What tends to happen instead is that we get annoyed at three children for not enjoying an outing that is not aimed at them, and that we forced them to go on. It feels unreasonable, to say the least. Then my wife will say, “Well, maybe if some people were a little bit more positive about this trip, we would have enjoyed it more.” There will be a frosty atmosphere in the car on the way home. Such is the joy of the lockdown excursion.

But a couple of weeks ago, something changed. We managed to get them into the car without any complaints. We had a walk with only three arm-punch-related incidents. On the way home, we all talked about how pleasant it had been. Last week, something even more remarkable happened: the kids asked us when we were going for our walk.

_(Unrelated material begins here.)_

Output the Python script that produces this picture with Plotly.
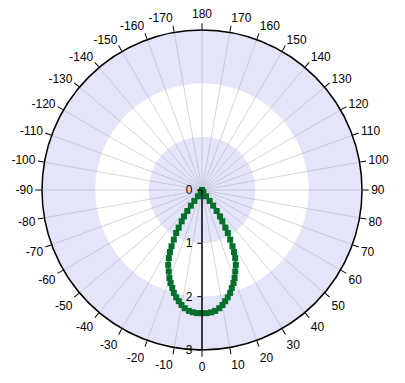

Had we actually managed to do something right, parenting-wise? Had we educated our children in the value of a walk in beautiful scenery, a supremely middle-class pursuit that I, in fact, had first to be trained by my wife to appreciate? The early days of our relationship saw numerous Sunday afternoons in which I lay on the sofa, while my wife asked me what we were going to do with the day, and I explained that I was actually doing it. Then she would explain walking to me and that some people do it, not to get to a destination, but to take a circuitous route that brings them back to where they started, in what I would describe as a complete lack of appreciation of the fact that life is short.

What’s far more likely is that, in some sort of lockdown Stockholm syndrome, the boys have decided it’s far easier to accept their fate; they were merely asking when we were going in order to mentally prepare themselves for the ordeal. Either way, we won.